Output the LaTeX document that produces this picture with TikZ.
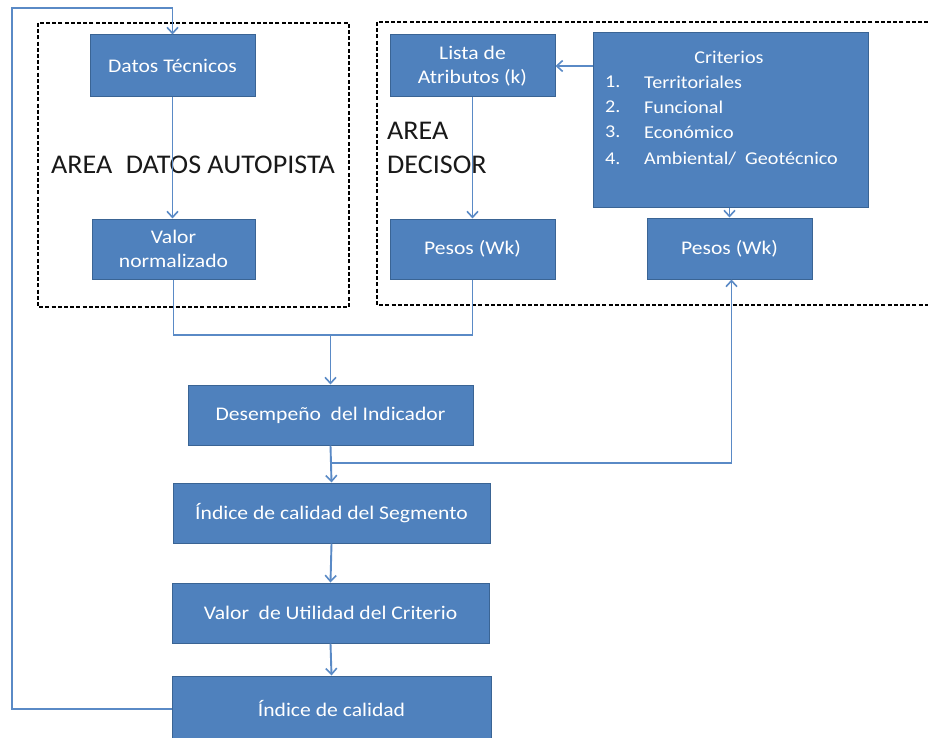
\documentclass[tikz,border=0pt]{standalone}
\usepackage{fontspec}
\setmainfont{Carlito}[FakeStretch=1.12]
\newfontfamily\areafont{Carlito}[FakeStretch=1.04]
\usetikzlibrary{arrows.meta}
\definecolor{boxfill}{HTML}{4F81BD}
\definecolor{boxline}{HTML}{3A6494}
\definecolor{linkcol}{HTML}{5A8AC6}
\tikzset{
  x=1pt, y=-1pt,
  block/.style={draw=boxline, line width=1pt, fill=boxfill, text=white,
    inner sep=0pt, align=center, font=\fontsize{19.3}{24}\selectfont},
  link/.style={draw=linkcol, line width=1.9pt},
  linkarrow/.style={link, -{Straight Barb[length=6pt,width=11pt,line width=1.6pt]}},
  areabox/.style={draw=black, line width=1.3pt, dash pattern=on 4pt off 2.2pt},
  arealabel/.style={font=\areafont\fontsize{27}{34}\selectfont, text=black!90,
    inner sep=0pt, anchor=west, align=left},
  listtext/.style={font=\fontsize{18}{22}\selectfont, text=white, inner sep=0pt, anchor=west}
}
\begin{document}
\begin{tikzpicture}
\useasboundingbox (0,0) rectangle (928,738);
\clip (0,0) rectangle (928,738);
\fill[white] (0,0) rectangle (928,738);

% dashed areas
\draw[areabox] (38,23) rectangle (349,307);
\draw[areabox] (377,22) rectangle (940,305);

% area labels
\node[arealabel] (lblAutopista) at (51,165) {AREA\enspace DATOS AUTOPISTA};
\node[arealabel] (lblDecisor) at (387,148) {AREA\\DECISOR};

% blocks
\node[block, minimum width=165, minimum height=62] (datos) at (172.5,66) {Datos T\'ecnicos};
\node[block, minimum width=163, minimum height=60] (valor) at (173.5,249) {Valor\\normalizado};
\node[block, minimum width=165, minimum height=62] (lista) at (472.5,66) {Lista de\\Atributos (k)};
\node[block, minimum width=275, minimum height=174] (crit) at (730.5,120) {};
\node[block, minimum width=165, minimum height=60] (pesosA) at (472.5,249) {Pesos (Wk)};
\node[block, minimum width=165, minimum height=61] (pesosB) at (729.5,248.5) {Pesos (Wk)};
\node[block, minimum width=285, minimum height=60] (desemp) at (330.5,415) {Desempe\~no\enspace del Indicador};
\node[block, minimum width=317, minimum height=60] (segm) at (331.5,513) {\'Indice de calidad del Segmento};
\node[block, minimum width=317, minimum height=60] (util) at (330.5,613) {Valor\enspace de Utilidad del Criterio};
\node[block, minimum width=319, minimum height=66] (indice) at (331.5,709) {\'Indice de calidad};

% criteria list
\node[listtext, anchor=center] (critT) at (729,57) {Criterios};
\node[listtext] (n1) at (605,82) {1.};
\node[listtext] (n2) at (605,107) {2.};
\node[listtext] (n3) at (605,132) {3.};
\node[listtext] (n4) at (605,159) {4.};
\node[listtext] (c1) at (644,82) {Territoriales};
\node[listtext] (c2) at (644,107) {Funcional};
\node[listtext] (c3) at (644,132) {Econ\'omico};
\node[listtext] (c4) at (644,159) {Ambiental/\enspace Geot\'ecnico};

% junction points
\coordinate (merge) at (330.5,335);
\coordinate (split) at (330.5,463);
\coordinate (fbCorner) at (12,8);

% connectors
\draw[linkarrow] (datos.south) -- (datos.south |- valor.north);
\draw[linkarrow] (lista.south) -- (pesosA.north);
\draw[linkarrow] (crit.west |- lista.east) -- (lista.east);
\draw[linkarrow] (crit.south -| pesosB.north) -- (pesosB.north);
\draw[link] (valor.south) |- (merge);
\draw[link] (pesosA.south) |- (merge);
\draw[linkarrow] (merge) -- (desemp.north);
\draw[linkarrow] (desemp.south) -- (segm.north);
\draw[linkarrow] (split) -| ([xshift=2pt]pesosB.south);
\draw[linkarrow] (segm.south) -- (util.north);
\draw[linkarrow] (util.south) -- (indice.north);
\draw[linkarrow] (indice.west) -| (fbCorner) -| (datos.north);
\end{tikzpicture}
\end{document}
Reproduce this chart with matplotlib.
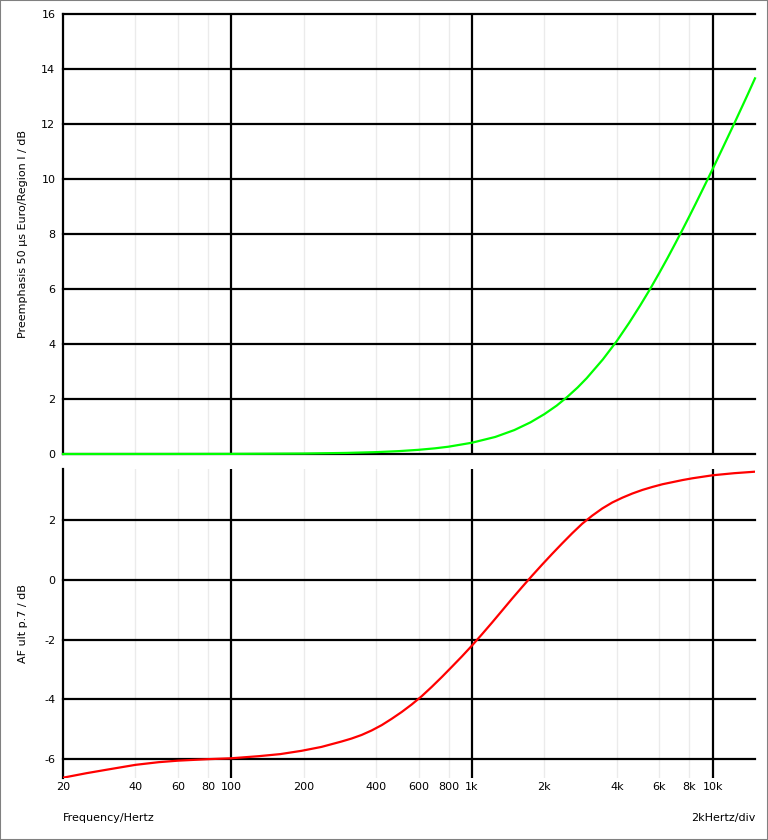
──────
Aim of the task:
Your answer should be a single number: how many lines of the material contain the word "this".

Output below:
2